The building blocks for civil discourse are addressed on the academic side in the Principles of Oral Communication class. This class, required of all students, has received "Textbook of Distinction" and "Program of Excellence" awards from the National Communication Association.

According to course director Jason Combs, dialogue is a new concept for many students, which leads to a number of challenges.

"The initial challenge is understanding that through dialogue, you can explore differences without becoming antagonistic or becoming opponents and that’s new to many of them," Combs said. "And, even with all the skill building, they realize that real dialogue includes risk. So, how do we create an environment where we can reach a deeper level of understanding?"

But now, more than ever, Combs sees a need for competence in this discipline.

"Diversity is becoming more fundamental, so 21st century society requires us to acquire a way to deal with differences," he said. "And for us, at UD, it’s really consistent with the University’s mission. Dialogue and community go hand-in-hand.”

Best Practices for Integrating Dialogue Into Course Content


Build understanding among students that dialogue seeks mutual understanding -- not agreement.


Give students opportunities to practice dialogue using case studies relevant to their lives.


Take time to build a sense of community in the classroom over time so that students trust each other.


Create a climate in which people appreciate the expression of different views, even ones that contradict others.

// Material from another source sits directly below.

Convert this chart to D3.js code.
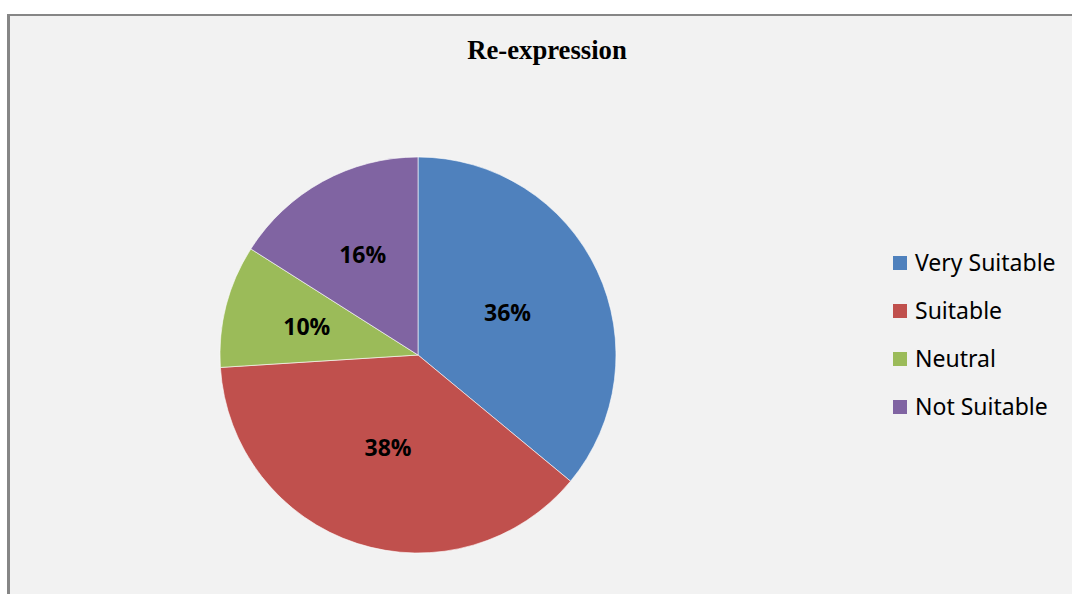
<!DOCTYPE html>
<html>
<head>
<meta charset="utf-8">
<script src="https://cdn.jsdelivr.net/npm/d3@7"></script>
<style>
  html, body { margin: 0; padding: 0; background: #ffffff; }
  svg { display: block; }
</style>
</head>
<body>
<svg id="chart" width="1072" height="594"></svg>
<script>
// Survey responses for "Re-expression"
const categories = ["Very Suitable", "Suitable", "Neutral", "Not Suitable"];
const shares = [36, 38, 10, 16];
const colors = ["#4f81bd", "#c0504d", "#9bbb59", "#8064a2"];
const title = "Re-expression";
// Distance of each percentage label from the centre, as a fraction of the radius
const labelRadius = [0.50, 0.49, 0.58, 0.58];

const svg = d3.select("#chart");
const W = 1072, H = 594;

// Chart area with its frame (extends beyond the right and bottom edges)
svg.append("rect")
  .attr("x", 8.5).attr("y", 15)
  .attr("width", W + 20).attr("height", H + 20)
  .attr("fill", "#f2f2f2");
svg.append("line")
  .attr("x1", 7).attr("x2", W).attr("y1", 15).attr("y2", 15)
  .attr("stroke", "#868686").attr("stroke-width", 2);
svg.append("line")
  .attr("x1", 8.5).attr("x2", 8.5).attr("y1", 14).attr("y2", H)
  .attr("stroke", "#868686").attr("stroke-width", 3);

// Title
svg.append("text")
  .attr("x", 547).attr("y", 59)
  .attr("text-anchor", "middle")
  .attr("font-family", "'Liberation Serif', 'Times New Roman', serif")
  .attr("font-weight", "bold")
  .attr("font-size", 26.7)
  .attr("fill", "#000")
  .text(title);

// Pie
const cx = 418, cy = 355, R = 198;
const data = categories.map((c, i) => ({ name: c, value: shares[i], color: colors[i], lr: labelRadius[i] }));
const pie = d3.pie().value(d => d.value).sort(null);
const arcs = pie(data);
const arc = d3.arc().innerRadius(0).outerRadius(R);
const labelPos = d => d3.arc().innerRadius(R * d.data.lr).outerRadius(R * d.data.lr).centroid(d);

const g = svg.append("g").attr("transform", `translate(${cx},${cy})`);
g.selectAll("path.slice")
  .data(arcs)
  .join("path")
  .attr("class", "slice")
  .attr("d", arc)
  .attr("fill", d => d.data.color)
  .attr("stroke", "rgba(255,255,255,0.6)")
  .attr("stroke-width", 1);

g.selectAll("text.pct")
  .data(arcs)
  .join("text")
  .attr("class", "pct")
  .attr("transform", d => `translate(${labelPos(d)})`)
  .attr("text-anchor", "middle")
  .attr("dy", "0.36em")
  .attr("font-family", "'Open Sans', 'Noto Sans', sans-serif")
  .attr("font-weight", "bold")
  .attr("font-size", 23)
  .attr("fill", "#000")
  .text(d => d.data.value + "%");

// Legend
const legend = svg.append("g").attr("transform", "translate(893,263)");
const rows = legend.selectAll("g.row")
  .data(data)
  .join("g")
  .attr("class", "row")
  .attr("transform", (d, i) => `translate(0,${i * 48})`);
rows.append("rect")
  .attr("x", 0).attr("y", -7)
  .attr("width", 14).attr("height", 14)
  .attr("fill", d => d.color);
rows.append("text")
  .attr("x", 22).attr("y", 0)
  .attr("dy", "0.35em")
  .attr("font-family", "'Noto Sans', 'Open Sans', sans-serif")
  .attr("font-size", 23)
  .attr("fill", "#000")
  .text(d => d.name);
</script>
</body>
</html>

Help students to learn communication techniques for exploring different viewpoints explicitly.


Provide instructors with opportunities to develop their own capacities for engaging in dialogue and exploring diverse views.

Tough Talks

Administrators aren’t the only ones on campus having those difficult conversations. The Student Government Association’s Tough Talks tackle similar topics.

Tough Talks was the brainchild of sophomore Delali Nenonene, who served as the SGA director of campus unity.

“The concept of community is a big part of the University of Dayton, but I definitely saw a disconnect on campus as certain groups didn’t feel the same way about the UD community as others did,” Nenonene said. “I wanted to create an environment where people wouldn’t be prejudged and everyone felt accepted.”

SGA sponsored two Tough Talks last year – addressing issues of race and gender identity on campus, and the American political climate  – with as many as 100 students participating in each event. The program will continue this year.

“At times, it can be uncomfortable for people to express themselves, but people were very responsive,” Nenonene said.  

We wanted to address the issues of diversity, equity and inclusion by placing an emphasis on dialogue.

Lawrence Burnley

VP Diversity and Inclusion

Courageous Conversations

As part of the University's ongoing commitment to civil discourse, Lawrence Burnley, vice president for diversity and inclusion, proposed the Courageous Conversations initiative. The president’s cabinet participated in four sessions during the program's pilot year.

"We're living in really extraordinary times; uncivil discourse seems to be the way people engage right now," Burnley said. "We wanted to address the issues of diversity, equity and inclusion by placing an emphasis on dialogue."

The president's cabinet completes assigned readings and participates in facilitated conversations, as well as open discussions, relating to people who have been historically marginalized in society.

"It helps us to identify our own blind spots and gain a greater understanding of the kinds of tension and challenges that other members of our community face," Burnley said. "Then we can go a step further to see how to equip ourselves, as leaders, to leverage these tensions to be constructive as opposed to destructive."

These are not easy conversations, but they are necessary.

"We are trying to create spaces on campus where people can participate in difficult conversations about difficult topics solely for the purpose of gaining a better understanding,” Burnley said. "It has been quite transformative."